I’ll tell you what’s a good comic - Jason Aaron and Cameron Stewart’s Vietnam epic, THE OTHER SIDE. That first issue blew my freaking mind.

B@N: So what do you have lined up this week for our readers? Any hints
or teasers about what they can expect?

Neil: Lesbians and people getting hit in the groin - it’s what the internet demands!

Actually, I’ve been spending the last few weeks putting together a rounded schedule of articles and Q&As. I’ll be spotlighting some great creators - from the well known to who the hell? We’ll be talking about Big Important Things like graphic design as it relates to comics, how to build the perfect anthology and a very special look back at 20 years of Slave Labor Graphics. There’ll be laughs, information, quotes to remember, reviews and probably som plugs for my work, available at www.rantcomics.com.

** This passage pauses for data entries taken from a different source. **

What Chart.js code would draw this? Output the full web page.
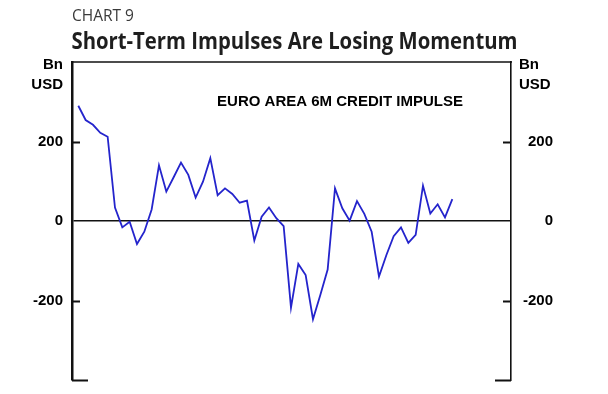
<!DOCTYPE html>
<html>
<head>
<meta charset="utf-8">
<script src="https://cdn.jsdelivr.net/npm/chart.js@4/dist/chart.umd.min.js"></script>
<style>
  html, body { margin: 0; padding: 0; background: #fff; }
  #wrap { width: 608px; height: 394px; }
</style>
</head>
<body>
<div id="wrap"><canvas id="myChart" width="608" height="394"></canvas></div>
<script>
// monthly observations, oldest first
let periods = [];
for (let i = 0; i < 52; i++) periods.push(i);

let impulse = [
    290, 254, 242, 222, 212, 34, -16, -2, -58, -27,
    29, 140, 74, 110, 147, 116, 59, 99, 158, 65,
    82, 68, 46, 51, -49, 11, 34, 7, -13, -218,
    -108, -136, -247, -186, -122, 82, 32, 1, 50, 18,
    -27, -140, -86, -38, -16, -55, -35, 89, 19, 42,
    9, 55
];

let yTicks = [-400, -200, 0, 200, 400];
let shownTicks = [-200, 0, 200];

let chartTitle = 'Short-Term Impulses Are Losing Momentum';
let chartNumber = 'CHART 9';
let seriesLabel = 'EURO AREA 6M CREDIT IMPULSE';
let unitLines = ['Bn', 'USD'];

const lblFont = 'bold 15px "Liberation Sans", Arial, sans-serif';

// frame, inward tick marks, titles and unit labels
const decor = {
    id: 'decor',
    afterDraw(chart) {
        const ctx = chart.ctx;
        const a = chart.chartArea;
        const y = chart.scales.y;
        ctx.save();
        ctx.strokeStyle = '#111';

        // top frame line
        ctx.lineWidth = 1.5;
        ctx.beginPath();
        ctx.moveTo(a.left - 1, a.top);
        ctx.lineTo(a.right + 1, a.top);
        ctx.stroke();

        // inward ticks (zero is covered by the zero line)
        yTicks.forEach(v => {
            if (v === 400 || v === 0) return;
            const py = Math.round(y.getPixelForValue(v)) + 0.5;
            const len = v === -400 ? 16 : 8;
            ctx.lineWidth = 2;
            ctx.beginPath();
            ctx.moveTo(a.left, py);
            ctx.lineTo(a.left + len, py);
            ctx.moveTo(a.right, py);
            ctx.lineTo(a.right - len, py);
            ctx.stroke();
        });

        // headings
        ctx.textBaseline = 'alphabetic';
        ctx.textAlign = 'left';
        ctx.fillStyle = '#3a3a3a';
        ctx.font = '15.5px "Open Sans", "Noto Sans", sans-serif';
        ctx.fillText(chartNumber, a.left, 21);
        ctx.fillStyle = '#1e1e1e';
        ctx.font = 'bold 24px "Open Sans", "Noto Sans", sans-serif';
        ctx.fillText(chartTitle, a.left - 0.5, 49, 446);

        // unit labels
        ctx.fillStyle = '#000';
        ctx.font = lblFont;
        ctx.textBaseline = 'middle';
        ctx.textAlign = 'right';
        ctx.fillText(unitLines[0], 63, 65);
        ctx.fillText(unitLines[1], 63, 85);
        ctx.textAlign = 'left';
        ctx.fillText(unitLines[0], 519, 65);
        ctx.fillText(unitLines[1], 519, 85);

        // series label
        ctx.textAlign = 'center';
        ctx.fillText(seriesLabel, 340, 102, 274);
        ctx.restore();
    }
};

let myChart = document.getElementById('myChart').getContext('2d');

let chart = new Chart(myChart, {
    type: 'line',
    data: {
        datasets: [{
            label: seriesLabel,
            data: periods.map((p, i) => ({ x: p, y: impulse[i] })),
            borderColor: 'rgb(36,36,204)',
            borderWidth: 1.8,
            pointRadius: 0,
            tension: 0,
            yAxisID: 'y'
        }]
    },
    options: {
        responsive: false,
        animation: false,
        layout: { padding: { left: 0, right: 55, top: 62, bottom: 14 } },
        plugins: {
            legend: { display: false },
            tooltip: { enabled: false }
        },
        scales: {
            x: {
                type: 'linear',
                display: false,
                min: -0.86,
                max: 59
            },
            y: {
                position: 'left',
                min: -400,
                max: 400,
                afterBuildTicks: s => { s.ticks = yTicks.map(v => ({ value: v })); },
                afterFit: s => { s.width = 72; s.paddingTop = 0; s.paddingBottom = 0; },
                border: { display: true, color: '#111', width: 2.5 },
                grid: {
                    drawTicks: false,
                    color: c => c.tick && c.tick.value === 0 ? '#111' : 'rgba(0,0,0,0)',
                    lineWidth: 1.4
                },
                ticks: {
                    padding: 9,
                    color: '#000',
                    font: { family: '"Liberation Sans", Arial, sans-serif', size: 15, weight: 'bold' },
                    callback: v => shownTicks.includes(v) ? String(v) : ''
                }
            },
            y2: {
                position: 'right',
                min: -400,
                max: 400,
                afterBuildTicks: s => { s.ticks = yTicks.map(v => ({ value: v })); },
                afterFit: s => { s.width = 42; s.paddingTop = 0; s.paddingBottom = 0; },
                border: { display: true, color: '#111', width: 1.6 },
                grid: { drawTicks: false, drawOnChartArea: false },
                ticks: {
                    crossAlign: 'far',
                    padding: 12,
                    color: '#000',
                    font: { family: '"Liberation Sans", Arial, sans-serif', size: 15, weight: 'bold' },
                    callback: v => shownTicks.includes(v) ? String(v) : ''
                }
            }
        }
    },
    plugins: [decor]
});
</script>
</body>
</html>
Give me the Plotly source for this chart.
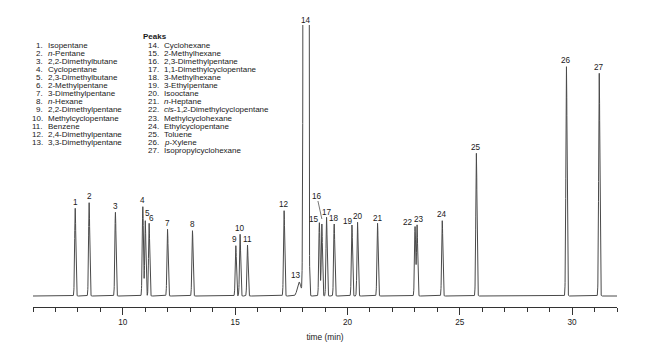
import numpy as np
import plotly.graph_objects as go

# ---------------- data ----------------
peak_ids = list(range(1, 28))
peak_names = [
    "Isopentane", "<i>n</i>-Pentane", "2,2-Dimethylbutane", "Cyclopentane",
    "2,3-Dimethylbutane", "2-Methylpentane", "3-Dimethylpentane", "<i>n</i>-Hexane",
    "2,2-Dimethylpentane", "Methylcyclopentane", "Benzene", "2,4-Dimethylpentane",
    "3,3-Dimethylpentane", "Cyclohexane", "2-Methylhexane", "2,3-Dimethylpentane",
    "1,1-Dimethylcyclopentane", "3-Methylhexane", "3-Ethylpentane", "Isooctane",
    "<i>n</i>-Heptane", "<i>cis</i>-1,2-Dimethylcyclopentane", "Methylcyclohexane",
    "Ethylcyclopentane", "Toluene", "<i>p</i>-Xylene", "Isopropylcyclohexane",
]
ret_times = [7.88, 8.50, 9.67, 10.89, 11.00, 11.17, 11.99, 13.10, 15.03, 15.22,
             15.55, 17.18, 17.85, 18.15, 18.75, 18.86, 19.07, 19.41, 20.20, 20.45,
             21.34, 23.01, 23.10, 24.22, 25.74, 29.75, 31.21]
# detector response (relative units); peak 14 is off-scale
heights = [87.7, 93.3, 83.7, 89.3, 75.3, 72.7, 66.7, 65.3, 50.3, 61.7,
           51.0, 85.3, 14.0, 20000.0, 73.3, 72.0, 78.7, 72.0, 71.0, 73.7,
           72.7, 69.3, 71.0, 75.3, 142.7, 229.3, 222.7]
peak_sigma = [0.026] * 27
peak_sigma[12] = 0.08
peak_sigma[13] = 0.046

x_ticks = [10, 15, 20, 25, 30]
x_label = "time (min)"

# ---------------- trace ----------------
t = np.union1d(np.arange(6.0, 32.0001, 0.004), np.array(ret_times))
signal = np.zeros_like(t)
for rt, h, s in zip(ret_times, heights, peak_sigma):
    signal += h * np.exp(-0.5 * ((t - rt) / s) ** 2)

FONT = "Liberation Sans, Arial, sans-serif"
TXT = "#1a1a1a"
FS = 8.0
Y_TOP = 271
Y_BOT = -11

fig = go.Figure()
fig.add_trace(go.Scatter(x=t, y=signal, mode="lines",
                         line=dict(color="#4a4a4a", width=1),
                         hoverinfo="skip", showlegend=False))

# peak label offsets (px): (dx, dy)
label_off = {5: (2, 7), 6: (2, 4.5), 9: (-1, 6.5), 10: (0, 5.5), 13: (-3, 7),
             14: (0, 6), 15: (-5, 3), 17: (0.7, 5.3), 18: (0, 5.3), 19: (-4.4, 4),
             20: (0, 6.3), 21: (0, 5), 22: (-7.3, 4), 23: (2, 6), 24: (0, 6.4)}

annotations = []
for pid, rt, h in zip(peak_ids, ret_times, heights):
    if pid == 16:
        annotations.append(dict(x=rt, y=h + 5, xref="x", yref="y", text=str(pid),
                                showarrow=True, arrowhead=0, arrowwidth=0.8,
                                arrowcolor="#555", ax=-5, ay=-23, standoff=0,
                                font=dict(family=FONT, size=8.2, color=TXT),
                                borderpad=0))
        continue
    dx, dy = label_off.get(pid, (0, 6))
    annotations.append(dict(x=rt, y=min(h, Y_TOP - 1), xref="x", yref="y",
                            text=str(pid), showarrow=False, xshift=dx, yshift=dy,
                            xanchor="center", yanchor="middle", borderpad=0,
                            font=dict(family=FONT, size=8.2, color=TXT)))

# page has an 8 px body margin; figure is sized so the plot lands where wanted
OFF = 8
W, H = 650 - OFF, 360 - OFF
L, T = 33 - OFF, 25 - OFF
R, B = 33, 53
pw, ph = W - L - R, H - T - B


def px2paper(px, py):
    return (px - OFF - L) / pw, (H + OFF - B - py) / ph


def add_text(px, py, text, anchor, bold=False):
    xp, yp = px2paper(px, py)
    annotations.append(dict(x=xp, y=yp, xref="paper", yref="paper",
                            text=f"<b>{text}</b>" if bold else text,
                            showarrow=False, xanchor=anchor, yanchor="middle",
                            borderpad=0,
                            font=dict(family=FONT, size=FS, color=TXT)))


add_text(142.3, 36.7, "Peaks", "left", bold=True)
for i in range(13):
    y = 45.4 + 8.07 * i
    add_text(43.8, y, f"{peak_ids[i]}.", "right")
    add_text(46.5, y, peak_names[i], "left")
for i in range(13, 27):
    y = 45.4 + 8.07 * (i - 13)
    add_text(159.8, y, f"{peak_ids[i]}.", "right")
    add_text(162.5, y, peak_names[i], "left")

fig.update_layout(
    width=W, height=H,
    margin=dict(l=L, r=R, t=T, b=B),
    paper_bgcolor="white", plot_bgcolor="white",
    annotations=annotations,
    font=dict(family=FONT, size=FS, color=TXT),
    xaxis=dict(range=[6, 32], tickvals=x_ticks, ticks="outside", ticklen=7,
               tickwidth=1, tickcolor="#333", showline=True, linecolor="#333",
               linewidth=1, showgrid=False, zeroline=False,
               tickfont=dict(family=FONT, size=8.2, color=TXT),
               minor=dict(dtick=1, tick0=0, ticks="outside", ticklen=4,
                          tickcolor="#333", showgrid=False),
               title=dict(text=x_label, font=dict(family=FONT, size=8.4, color=TXT),
                          standoff=8)),
    yaxis=dict(range=[Y_BOT, Y_TOP], visible=False, showgrid=False, zeroline=False),
)

fig.write_html("out.html")
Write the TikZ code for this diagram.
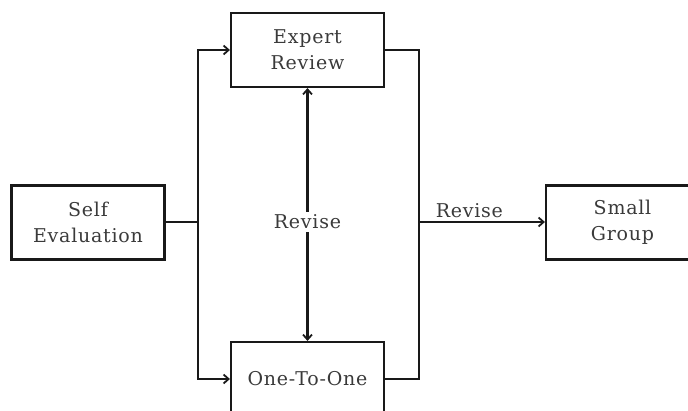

I aim to make it fun and informative and who doesn’t like fun and informative? Except maybe Commies and Hippies.

Join us, won’t you?


Check back Monday for more from Neil!

 
2 Responses to “Guest Blogger: Neil Kleid”
  1. Alex Says:

    Great answers, man. I needed that laugh… it’s been a stressful day already and it’s only 3…

  2. Tim O'Shea Says:

    Neil has always been a great creator to interview and it’s fun to see his humor is as strong as ever.